The idea put forward by Councillor Adam Vaughan is one that seems to be working in other major North American cities. Both New York and Boston, for instance, are ringed with expressways and tunnels that are supported by tolls. The roads aren't necessarily in the hands of private third parties; for instance, the Lincoln Tunnel between New Jersey and Manhattan is operated by the Port Authority of New York and New Jersey. The toll for going into Manhattan is a whopping $13 for a car, while the return trip is free.

Drivers hate tolls, of course, because they cost money, and also because the collection process slows traffic. On Toronto's Gardiner Expressway and the Don Valley Parkway, the latter concern is irrelevant at rush hour, when traffic habitually slows to a crawl anyway. And collection can be speeded up, if necessary, with the use of transponders that allow for the automated collection of tolls.

As for selling the roads, or setting up a private-public partnership, that too is worth exploring. As Mr. Vaughan suggests, such a move might free up monies that could be used to expand the city's underwhelming transit system.

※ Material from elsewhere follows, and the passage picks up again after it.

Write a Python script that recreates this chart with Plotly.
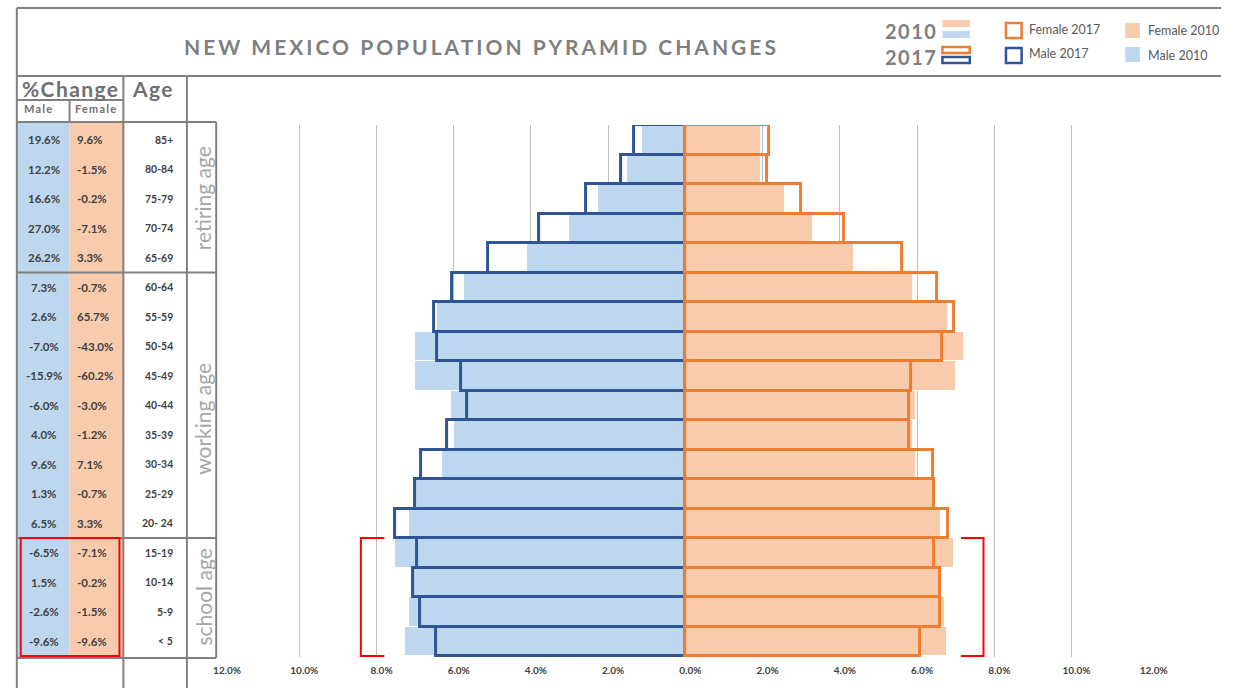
import plotly.graph_objects as go

# Age groups, top of the pyramid first
ages = ["85+", "80-84", "75-79", "70-74", "65-69", "60-64", "55-59", "50-54", "45-49",
        "40-44", "35-39", "30-34", "25-29", "20- 24", "15-19", "10-14", "5-9", "< 5"]

# Share of total population (%) by age group
male_2017 = [1.32, 1.67, 2.58, 3.80, 5.11, 6.04, 6.51, 6.42, 5.81,
             5.66, 6.17, 6.84, 6.99, 7.52, 6.96, 7.05, 6.86, 6.47]
male_2010 = [1.11, 1.52, 2.25, 3.01, 4.10, 5.72, 6.42, 7.01, 6.99,
             6.08, 6.00, 6.31, 7.01, 7.16, 7.51, 7.10, 7.15, 7.27]
female_2017 = [2.16, 2.11, 2.99, 4.11, 5.61, 6.51, 6.95, 6.66, 5.84,
               5.79, 5.80, 6.41, 6.43, 6.80, 6.43, 6.60, 6.60, 6.08]
female_2010 = [1.96, 1.96, 2.59, 3.32, 4.36, 5.91, 6.80, 7.22, 7.00,
               5.98, 5.90, 5.98, 6.49, 6.63, 6.97, 6.63, 6.73, 6.77]

# Percent change columns of the side table
male_change = ["19.6%", "12.2%", "16.6%", "27.0%", "26.2%", "7.3%", "2.6%", "-7.0%", "-15.9%",
               "-6.0%", "4.0%", "9.6%", "1.3%", "6.5%", "-6.5%", "1.5%", "-2.6%", "-9.6%"]
female_change = ["9.6%", "-1.5%", "-0.2%", "-7.1%", "3.3%", "-0.7%", "65.7%", "-43.0%", "-60.2%",
                 "-3.0%", "-1.2%", "7.1%", "-0.7%", "3.3%", "-7.1%", "-0.2%", "-1.5%", "-9.6%"]

# Life-stage bands: label and number of age rows
groups = [("retiring age", 5), ("working age", 9), ("school age", 4)]

tick_vals = [-12, -10, -8, -6, -4, -2, 0, 2, 4, 6, 8, 10, 12]
tick_text = [f"{abs(v):.1f}%" for v in tick_vals]

W, H = 1240, 688
FONT = "Lato"
BLUE_FILL, ORANGE_FILL = "#bdd7ee", "#f8cbad"
BLUE_LINE, ORANGE_LINE = "#2f5597", "#ed7d31"
GRAY = "#808080"
TXT = "#404040"


def X(px):
    return px / W


def Y(py):
    return 1 - py / H


fig = go.Figure()
fig.add_trace(go.Bar(y=ages, x=[-v for v in male_2010], orientation="h", name="Male 2010",
                     marker=dict(color=BLUE_FILL, line=dict(color="white", width=1))))
fig.add_trace(go.Bar(y=ages, x=female_2010, orientation="h", name="Female 2010",
                     marker=dict(color=ORANGE_FILL, line=dict(color="white", width=1))))
fig.add_trace(go.Bar(y=ages, x=[-v for v in male_2017], orientation="h", name="Male 2017",
                     marker=dict(color="rgba(0,0,0,0)", line=dict(color=BLUE_LINE, width=3))))
fig.add_trace(go.Bar(y=ages, x=female_2017, orientation="h", name="Female 2017",
                     marker=dict(color="rgba(0,0,0,0)", line=dict(color=ORANGE_LINE, width=3))))

shapes = []


def hline(x0, x1, y, color=GRAY, w=2):
    shapes.append(dict(type="line", xref="paper", yref="paper", x0=X(x0), x1=X(x1),
                       y0=Y(y), y1=Y(y), line=dict(color=color, width=w)))


def vline(x, y0, y1, color=GRAY, w=2):
    shapes.append(dict(type="line", xref="paper", yref="paper", x0=X(x), x1=X(x),
                       y0=Y(y0), y1=Y(y1), line=dict(color=color, width=w)))


def rect(x0, y0, x1, y1, fill=None, line=None, w=0):
    shapes.append(dict(type="rect", xref="paper", yref="paper", x0=X(x0), x1=X(x1),
                       y0=Y(y0), y1=Y(y1), fillcolor=fill or "rgba(0,0,0,0)",
                       line=dict(color=line or "rgba(0,0,0,0)", width=w),
                       layer="below" if fill and not line else "above"))


# Coloured change columns
rect(8, 122, 62, 658, fill=BLUE_FILL)
rect(62, 122, 117, 658, fill=ORANGE_FILL)

# Outer frame and header row
hline(8, W, 8)
vline(8, 8, H)
hline(8, W, 76)
# Table grid
hline(8, 117, 100)
vline(62, 100, 122)
vline(117, 76, H)
vline(182, 76, H)
hline(8, 212, 122)
vline(212, 122, 658)
hline(8, 212, 658)

# Band separators follow the age rows on the y axis
row_edge = -0.5
for label, n in groups[:-1]:
    row_edge += n
    shapes.append(dict(type="line", xref="paper", yref="y", x0=X(8), x1=X(212),
                       y0=row_edge, y1=row_edge, line=dict(color=GRAY, width=2)))

# School-age highlight
school_top = len(ages) - groups[-1][1] - 0.5
school_bot = len(ages) - 0.5
shapes.append(dict(type="rect", xref="paper", yref="y", x0=X(12), x1=X(113),
                   y0=school_top, y1=school_bot, line=dict(color="#ff0000", width=2)))
shapes.append(dict(type="path", xref="paper", yref="y",
                   path=f"M {X(384)},{school_top} L {X(360)},{school_top} L {X(360)},{school_bot} L {X(384)},{school_bot}",
                   line=dict(color="#ff0000", width=2)))
shapes.append(dict(type="path", xref="paper", yref="y",
                   path=f"M {X(974)},{school_top} L {X(997)},{school_top} L {X(997)},{school_bot} L {X(974)},{school_bot}",
                   line=dict(color="#ff0000", width=2)))

# Legend swatches
rect(955, 20, 983, 27, fill=ORANGE_FILL)
rect(955, 31, 983, 38, fill=BLUE_FILL)
rect(955, 47, 983, 53, line=ORANGE_LINE, w=2.5)
rect(955, 57, 983, 63, line=BLUE_LINE, w=2.5)
rect(1020, 23, 1036, 38, line=ORANGE_LINE, w=2.5)
rect(1020, 48, 1036, 63, line=BLUE_LINE, w=2.5)
rect(1142, 23, 1157, 38, fill=ORANGE_FILL)
rect(1142, 47, 1157, 62, fill=BLUE_FILL)

ann = []


def text(x, y, s, size, color=GRAY, bold=False, anchor="center", yref="paper", angle=0,
         spacing=None, yshift=0):
    if spacing:
        s = f'<span style="letter-spacing:{spacing}px">{s}</span>'
    ann.append(dict(x=X(x), y=Y(y) if yref == "paper" else y, xref="paper", yref=yref, text=s,
                    showarrow=False, xanchor=anchor, yanchor="middle", textangle=angle, yshift=yshift,
                    font=dict(family=FONT, size=size, color=color, weight="bold" if bold else "normal")))


text(483, 46, "NEW MEXICO POPULATION PYRAMID CHANGES", 21, color="#7f7f7f", bold=True, spacing=3.0)
# Year keys share one two-line block
text(951, 43.5, '<span style="letter-spacing:1.5px">2010</span><br>'
                '<span style="letter-spacing:1.5px">2017</span>',
     20, color="#7f7f7f", bold=True, anchor="right")
text(1042, 30, "Female 2017", 12.5, color="#595959", anchor="left")
text(1042, 53, "Male 2017", 12.5, color="#595959", anchor="left")
text(1163, 31, "Female 2010", 12.5, color="#595959", anchor="left")
text(1163, 55, "Male 2010", 12.5, color="#595959", anchor="left")

text(63, 88, "%Change", 21, color="#6f6f6f", bold=True, spacing=1.4)
text(147, 88, "Age", 21, color="#6f6f6f", bold=True, spacing=1.4)
text(30, 109, "Male", 11, color="#6f6f6f", bold=True, spacing=1.2)
text(89, 109, "Female", 11, color="#6f6f6f", bold=True, spacing=1.2)

for age, mc, fc in zip(ages, male_change, female_change):
    text(36, age, mc, 11.5, color=TXT, bold=True, yref="y")
    text(68, age, fc, 11.5, color=TXT, bold=True, anchor="left", yref="y")
    text(170, age, age, 10.5, color=TXT, bold=True, anchor="right", yref="y")

# Rotated band labels; the tall middle band sits its label a little low
band_shift = [0, -14, 0]
start = 0
for (label, n), dy in zip(groups, band_shift):
    text(198, start + (n - 1) / 2, label, 21, color="#a6a6a6", yref="y", angle=-90, yshift=dy)
    start += n

fig.update_layout(
    width=W, height=H, autosize=False,
    margin=dict(l=0, r=0, t=0, b=0),
    paper_bgcolor="white", plot_bgcolor="white",
    barmode="overlay", bargap=0,
    showlegend=False,
    shapes=shapes, annotations=ann,
    xaxis=dict(domain=[X(218), X(1166)], range=[-12, 12], tickvals=tick_vals, ticktext=tick_text,
               showgrid=True, gridcolor="#bfbfbf", gridwidth=1, zeroline=False, showline=False,
               ticks="", ticklabelshift=5, ticklabelstandoff=6,
               tickfont=dict(family=FONT, size=10, color=TXT, weight="bold")),
    yaxis=dict(domain=[Y(657), Y(125)], categoryorder="array", categoryarray=ages,
               autorange="reversed", showticklabels=False, showgrid=False, zeroline=False,
               showline=False, ticks=""),
)

fig.write_html("out.html")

The point is, Toronto's commuting infrastructure is inadequate, and becoming more so with each passing year. The population of the Greater Toronto Area continues to grow, as does the exodus to the suburbs, where homes are more affordable. The city is currently faced with the prospect of hundreds of millions of dollars in repairs to a crumbling section of the Gardiner. Council, already squeezed financially, needs to keep an open mind about every option.

Typically, though, Mr. Vaughan's suggestion has come on the eve of a budget meeting, scheduled for Monday, at which the repairs to the Gardiner will be discussed. This is how the critical issue of commuting is handled in Toronto: last-minute ideas thrown into a mix that includes an agency, Metrolinx, charged with expanding the region's mass-transit system, and a mayor, Rob Ford, with his own ideas about what needs to be done. Toronto's commuting nightmare is a problem that can't be fixed with eleventh-hour proposals. It needs a coherent and integrated set of solutions.